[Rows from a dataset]

•••••

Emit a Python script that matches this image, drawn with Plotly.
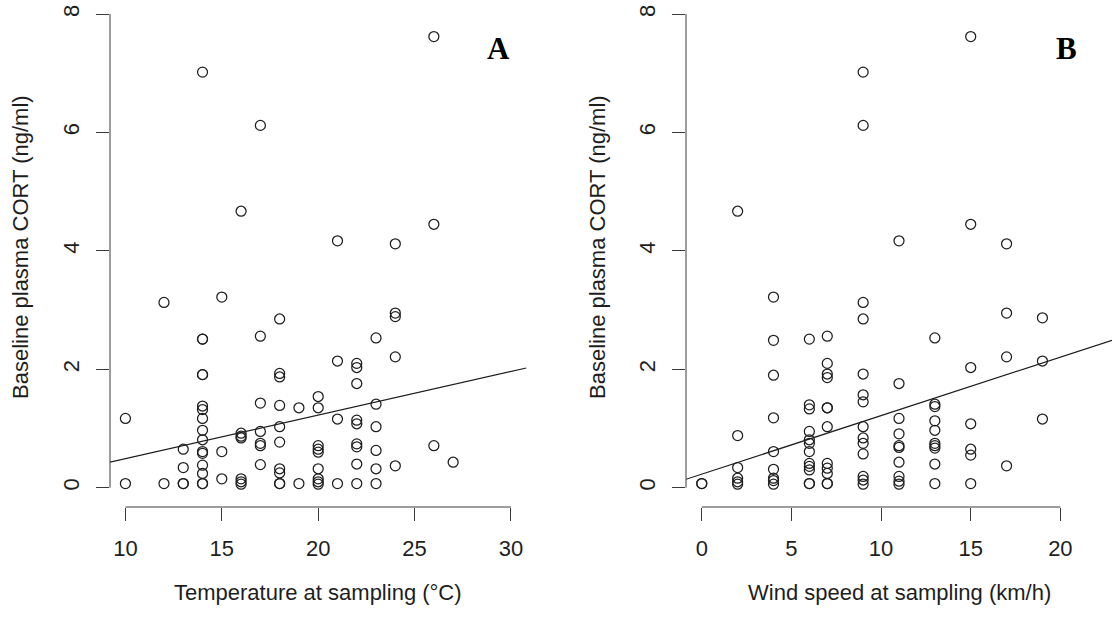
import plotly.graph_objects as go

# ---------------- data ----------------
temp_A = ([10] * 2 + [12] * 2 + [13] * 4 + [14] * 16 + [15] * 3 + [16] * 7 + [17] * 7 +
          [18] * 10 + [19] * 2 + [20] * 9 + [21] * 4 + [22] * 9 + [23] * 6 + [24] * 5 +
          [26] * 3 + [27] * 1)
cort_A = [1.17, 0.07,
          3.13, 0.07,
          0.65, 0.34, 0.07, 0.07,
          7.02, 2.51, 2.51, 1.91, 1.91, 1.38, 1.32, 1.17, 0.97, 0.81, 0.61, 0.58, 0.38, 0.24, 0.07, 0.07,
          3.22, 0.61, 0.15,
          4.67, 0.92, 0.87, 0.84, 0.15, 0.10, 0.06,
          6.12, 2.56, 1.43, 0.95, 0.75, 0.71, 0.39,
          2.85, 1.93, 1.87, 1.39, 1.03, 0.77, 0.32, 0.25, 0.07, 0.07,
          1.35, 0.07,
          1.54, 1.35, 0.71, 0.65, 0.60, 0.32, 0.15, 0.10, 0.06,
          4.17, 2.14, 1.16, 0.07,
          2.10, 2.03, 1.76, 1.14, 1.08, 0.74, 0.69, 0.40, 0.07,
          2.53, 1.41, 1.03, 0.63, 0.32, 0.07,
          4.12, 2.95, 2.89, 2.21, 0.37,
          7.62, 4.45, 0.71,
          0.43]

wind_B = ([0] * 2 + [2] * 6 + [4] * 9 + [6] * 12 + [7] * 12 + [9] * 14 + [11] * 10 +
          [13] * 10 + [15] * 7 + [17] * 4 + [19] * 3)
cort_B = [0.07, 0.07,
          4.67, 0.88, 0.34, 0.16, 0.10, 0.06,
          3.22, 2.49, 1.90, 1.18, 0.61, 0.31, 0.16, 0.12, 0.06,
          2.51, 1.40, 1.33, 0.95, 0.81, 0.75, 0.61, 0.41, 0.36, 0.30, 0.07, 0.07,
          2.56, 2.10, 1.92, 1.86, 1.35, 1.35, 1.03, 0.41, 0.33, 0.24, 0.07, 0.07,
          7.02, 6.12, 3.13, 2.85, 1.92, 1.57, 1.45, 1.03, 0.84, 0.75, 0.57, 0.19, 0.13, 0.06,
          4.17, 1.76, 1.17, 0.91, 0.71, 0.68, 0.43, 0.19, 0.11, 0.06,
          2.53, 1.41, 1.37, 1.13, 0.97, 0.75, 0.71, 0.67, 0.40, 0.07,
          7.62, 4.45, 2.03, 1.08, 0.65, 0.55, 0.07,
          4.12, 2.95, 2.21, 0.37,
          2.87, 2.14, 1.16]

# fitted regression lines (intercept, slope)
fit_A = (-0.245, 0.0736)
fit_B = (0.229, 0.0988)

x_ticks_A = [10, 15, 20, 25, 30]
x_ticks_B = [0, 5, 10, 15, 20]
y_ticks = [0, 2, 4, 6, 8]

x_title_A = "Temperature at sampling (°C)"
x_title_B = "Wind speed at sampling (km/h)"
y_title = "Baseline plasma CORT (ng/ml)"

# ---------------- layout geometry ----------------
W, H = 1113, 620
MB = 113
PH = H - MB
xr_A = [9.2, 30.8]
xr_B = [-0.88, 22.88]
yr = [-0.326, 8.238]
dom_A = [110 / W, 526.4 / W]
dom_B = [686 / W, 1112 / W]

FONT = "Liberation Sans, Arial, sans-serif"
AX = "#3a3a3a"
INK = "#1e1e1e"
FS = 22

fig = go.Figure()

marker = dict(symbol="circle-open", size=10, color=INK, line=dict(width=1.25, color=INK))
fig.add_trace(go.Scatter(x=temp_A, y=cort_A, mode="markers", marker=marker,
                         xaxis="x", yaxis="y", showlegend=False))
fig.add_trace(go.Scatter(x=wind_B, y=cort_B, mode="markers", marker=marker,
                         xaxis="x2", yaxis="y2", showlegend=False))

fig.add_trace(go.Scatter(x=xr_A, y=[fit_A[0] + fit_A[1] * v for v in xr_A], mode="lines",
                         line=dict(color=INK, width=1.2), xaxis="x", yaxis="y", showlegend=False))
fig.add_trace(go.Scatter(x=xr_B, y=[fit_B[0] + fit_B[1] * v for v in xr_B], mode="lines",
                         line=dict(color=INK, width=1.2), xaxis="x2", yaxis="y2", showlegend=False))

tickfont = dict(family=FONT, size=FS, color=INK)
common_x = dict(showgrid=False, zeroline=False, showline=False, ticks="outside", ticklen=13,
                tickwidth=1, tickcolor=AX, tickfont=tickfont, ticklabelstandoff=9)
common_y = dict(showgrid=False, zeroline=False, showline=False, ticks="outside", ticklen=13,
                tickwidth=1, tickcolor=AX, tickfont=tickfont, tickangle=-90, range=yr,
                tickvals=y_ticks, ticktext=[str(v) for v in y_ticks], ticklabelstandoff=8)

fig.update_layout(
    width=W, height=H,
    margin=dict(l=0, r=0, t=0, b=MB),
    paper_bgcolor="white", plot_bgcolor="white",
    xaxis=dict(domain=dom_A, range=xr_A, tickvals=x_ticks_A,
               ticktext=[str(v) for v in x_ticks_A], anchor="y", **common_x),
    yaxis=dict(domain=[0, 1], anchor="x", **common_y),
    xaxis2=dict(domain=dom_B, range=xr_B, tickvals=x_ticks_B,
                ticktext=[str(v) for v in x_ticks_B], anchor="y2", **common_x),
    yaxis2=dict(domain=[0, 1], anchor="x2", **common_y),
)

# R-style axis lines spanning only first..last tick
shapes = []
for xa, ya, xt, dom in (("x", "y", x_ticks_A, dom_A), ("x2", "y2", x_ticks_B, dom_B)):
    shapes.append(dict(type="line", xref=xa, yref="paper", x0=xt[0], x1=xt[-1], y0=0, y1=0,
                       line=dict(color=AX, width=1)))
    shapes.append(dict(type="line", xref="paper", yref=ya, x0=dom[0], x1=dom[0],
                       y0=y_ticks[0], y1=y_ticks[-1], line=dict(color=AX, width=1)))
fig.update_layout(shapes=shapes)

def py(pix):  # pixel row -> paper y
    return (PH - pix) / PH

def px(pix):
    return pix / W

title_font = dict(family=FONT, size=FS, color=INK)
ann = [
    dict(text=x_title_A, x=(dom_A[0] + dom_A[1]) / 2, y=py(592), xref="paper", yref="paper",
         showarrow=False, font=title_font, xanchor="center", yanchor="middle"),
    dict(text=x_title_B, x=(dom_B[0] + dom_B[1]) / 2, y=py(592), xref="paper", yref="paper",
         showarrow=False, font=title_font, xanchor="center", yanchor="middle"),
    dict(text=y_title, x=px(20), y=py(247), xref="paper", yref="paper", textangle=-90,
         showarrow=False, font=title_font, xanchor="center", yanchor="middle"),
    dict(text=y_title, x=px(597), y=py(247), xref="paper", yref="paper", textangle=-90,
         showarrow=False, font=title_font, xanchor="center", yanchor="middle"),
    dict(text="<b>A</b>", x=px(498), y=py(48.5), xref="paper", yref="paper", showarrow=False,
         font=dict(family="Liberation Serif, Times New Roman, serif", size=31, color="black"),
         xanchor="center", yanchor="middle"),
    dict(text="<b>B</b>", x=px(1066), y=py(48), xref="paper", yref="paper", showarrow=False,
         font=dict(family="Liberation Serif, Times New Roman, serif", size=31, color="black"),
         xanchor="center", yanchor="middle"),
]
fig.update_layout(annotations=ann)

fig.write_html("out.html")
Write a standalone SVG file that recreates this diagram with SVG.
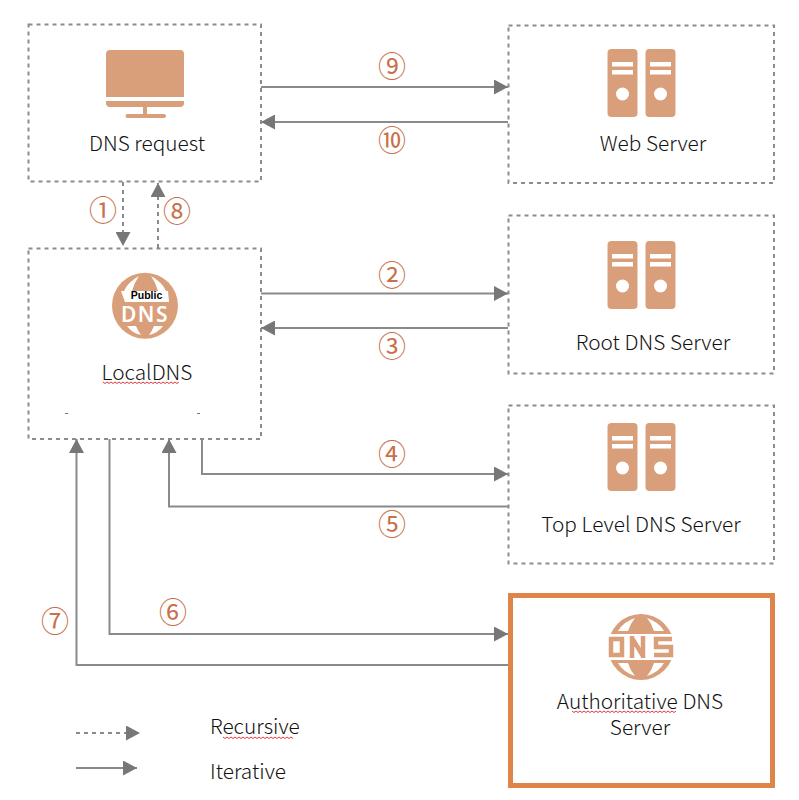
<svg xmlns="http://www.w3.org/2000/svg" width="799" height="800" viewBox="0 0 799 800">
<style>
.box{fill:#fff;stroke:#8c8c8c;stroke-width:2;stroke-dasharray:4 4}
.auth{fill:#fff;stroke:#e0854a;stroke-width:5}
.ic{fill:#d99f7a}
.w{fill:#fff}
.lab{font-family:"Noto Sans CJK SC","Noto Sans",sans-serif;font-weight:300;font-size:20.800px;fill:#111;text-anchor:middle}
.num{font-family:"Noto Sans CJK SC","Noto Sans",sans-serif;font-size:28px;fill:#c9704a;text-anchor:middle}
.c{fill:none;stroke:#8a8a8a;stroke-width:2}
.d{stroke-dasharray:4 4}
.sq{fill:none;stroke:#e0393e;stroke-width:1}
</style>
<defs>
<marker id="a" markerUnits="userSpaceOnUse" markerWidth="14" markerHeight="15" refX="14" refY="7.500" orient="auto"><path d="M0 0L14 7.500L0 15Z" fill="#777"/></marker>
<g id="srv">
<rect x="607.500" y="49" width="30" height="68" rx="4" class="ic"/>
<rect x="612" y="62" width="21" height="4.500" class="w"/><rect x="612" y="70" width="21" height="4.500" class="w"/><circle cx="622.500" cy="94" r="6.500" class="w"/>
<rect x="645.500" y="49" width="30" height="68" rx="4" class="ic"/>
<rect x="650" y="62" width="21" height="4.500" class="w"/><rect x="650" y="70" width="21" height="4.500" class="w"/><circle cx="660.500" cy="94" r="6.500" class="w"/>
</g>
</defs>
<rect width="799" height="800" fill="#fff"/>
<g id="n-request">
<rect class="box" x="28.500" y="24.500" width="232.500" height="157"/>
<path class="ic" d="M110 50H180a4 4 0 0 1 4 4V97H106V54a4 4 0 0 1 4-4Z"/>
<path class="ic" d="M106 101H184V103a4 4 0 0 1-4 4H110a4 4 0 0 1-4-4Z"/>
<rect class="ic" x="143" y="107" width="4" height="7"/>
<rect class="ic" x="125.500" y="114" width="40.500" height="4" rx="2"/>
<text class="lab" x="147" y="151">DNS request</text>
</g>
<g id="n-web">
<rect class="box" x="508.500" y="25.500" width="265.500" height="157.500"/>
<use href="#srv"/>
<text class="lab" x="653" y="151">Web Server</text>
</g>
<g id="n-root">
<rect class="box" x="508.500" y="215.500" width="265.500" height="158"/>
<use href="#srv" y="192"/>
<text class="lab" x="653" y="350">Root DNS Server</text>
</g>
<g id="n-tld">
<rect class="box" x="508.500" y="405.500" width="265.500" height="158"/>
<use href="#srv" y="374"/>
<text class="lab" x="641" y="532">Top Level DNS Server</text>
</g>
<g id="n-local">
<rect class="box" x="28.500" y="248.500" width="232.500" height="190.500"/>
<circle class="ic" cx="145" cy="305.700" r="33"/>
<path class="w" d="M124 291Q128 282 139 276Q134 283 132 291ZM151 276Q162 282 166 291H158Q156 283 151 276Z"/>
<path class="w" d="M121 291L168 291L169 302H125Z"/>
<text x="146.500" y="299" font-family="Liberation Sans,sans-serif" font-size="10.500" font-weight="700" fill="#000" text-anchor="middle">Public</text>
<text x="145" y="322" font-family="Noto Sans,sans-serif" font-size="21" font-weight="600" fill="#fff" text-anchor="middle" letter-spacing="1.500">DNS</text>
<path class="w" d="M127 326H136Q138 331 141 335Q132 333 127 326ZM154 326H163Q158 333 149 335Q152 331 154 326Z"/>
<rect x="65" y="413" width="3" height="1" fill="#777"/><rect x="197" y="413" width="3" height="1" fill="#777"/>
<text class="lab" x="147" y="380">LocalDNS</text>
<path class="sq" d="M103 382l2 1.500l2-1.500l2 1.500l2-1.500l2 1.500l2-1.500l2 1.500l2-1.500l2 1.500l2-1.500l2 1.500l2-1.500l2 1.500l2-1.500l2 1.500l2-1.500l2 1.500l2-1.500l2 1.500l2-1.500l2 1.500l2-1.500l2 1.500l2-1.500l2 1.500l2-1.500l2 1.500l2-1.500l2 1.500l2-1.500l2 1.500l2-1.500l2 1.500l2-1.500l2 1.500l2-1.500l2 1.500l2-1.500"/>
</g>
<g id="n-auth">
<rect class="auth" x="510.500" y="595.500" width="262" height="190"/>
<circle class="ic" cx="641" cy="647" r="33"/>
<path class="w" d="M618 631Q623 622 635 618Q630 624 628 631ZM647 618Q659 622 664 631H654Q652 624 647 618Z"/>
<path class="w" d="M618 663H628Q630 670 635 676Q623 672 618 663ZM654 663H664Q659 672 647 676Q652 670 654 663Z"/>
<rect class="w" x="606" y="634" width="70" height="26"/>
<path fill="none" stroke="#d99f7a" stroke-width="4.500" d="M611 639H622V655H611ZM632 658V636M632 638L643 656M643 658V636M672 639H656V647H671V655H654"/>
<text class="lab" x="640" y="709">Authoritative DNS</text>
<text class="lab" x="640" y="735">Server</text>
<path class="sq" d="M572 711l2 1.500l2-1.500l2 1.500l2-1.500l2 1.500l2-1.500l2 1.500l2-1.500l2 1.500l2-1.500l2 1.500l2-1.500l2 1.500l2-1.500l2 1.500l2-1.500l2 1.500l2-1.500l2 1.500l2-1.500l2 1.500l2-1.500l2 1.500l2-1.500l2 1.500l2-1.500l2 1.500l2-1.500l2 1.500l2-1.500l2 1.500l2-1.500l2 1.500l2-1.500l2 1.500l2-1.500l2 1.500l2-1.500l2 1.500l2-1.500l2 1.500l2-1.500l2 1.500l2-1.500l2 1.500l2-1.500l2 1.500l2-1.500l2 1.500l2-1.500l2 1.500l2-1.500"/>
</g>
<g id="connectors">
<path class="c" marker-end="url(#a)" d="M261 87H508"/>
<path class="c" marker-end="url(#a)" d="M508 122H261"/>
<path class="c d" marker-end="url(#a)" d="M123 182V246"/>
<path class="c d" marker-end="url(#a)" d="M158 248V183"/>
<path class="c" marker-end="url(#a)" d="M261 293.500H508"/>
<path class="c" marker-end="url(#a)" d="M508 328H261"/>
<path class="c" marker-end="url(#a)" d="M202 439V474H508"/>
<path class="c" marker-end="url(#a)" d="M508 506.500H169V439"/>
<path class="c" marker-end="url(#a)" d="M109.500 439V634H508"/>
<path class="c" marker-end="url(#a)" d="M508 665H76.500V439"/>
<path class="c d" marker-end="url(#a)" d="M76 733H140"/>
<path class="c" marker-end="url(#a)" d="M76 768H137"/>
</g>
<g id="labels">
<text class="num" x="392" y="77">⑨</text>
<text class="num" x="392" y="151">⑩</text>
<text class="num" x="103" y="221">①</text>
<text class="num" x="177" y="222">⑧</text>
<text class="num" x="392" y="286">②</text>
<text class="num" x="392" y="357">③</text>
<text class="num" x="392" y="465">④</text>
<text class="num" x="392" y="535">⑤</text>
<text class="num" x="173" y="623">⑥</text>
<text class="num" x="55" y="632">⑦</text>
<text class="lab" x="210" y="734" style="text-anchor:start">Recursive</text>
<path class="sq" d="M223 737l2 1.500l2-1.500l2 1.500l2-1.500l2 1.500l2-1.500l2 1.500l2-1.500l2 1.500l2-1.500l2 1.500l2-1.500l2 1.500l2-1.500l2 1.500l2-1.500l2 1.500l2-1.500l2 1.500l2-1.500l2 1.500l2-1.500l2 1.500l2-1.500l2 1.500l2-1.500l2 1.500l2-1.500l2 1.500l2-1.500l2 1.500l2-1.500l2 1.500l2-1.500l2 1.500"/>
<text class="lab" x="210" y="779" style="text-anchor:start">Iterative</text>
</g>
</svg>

•••••

Stated problem → Give back exactly the lines from the first line of the data through the line with "import plotly.graph_objects as go", pictures excluded.

The answer →
Emit a Python script that matches this image, drawn with Plotly.
import plotly.graph_objects as go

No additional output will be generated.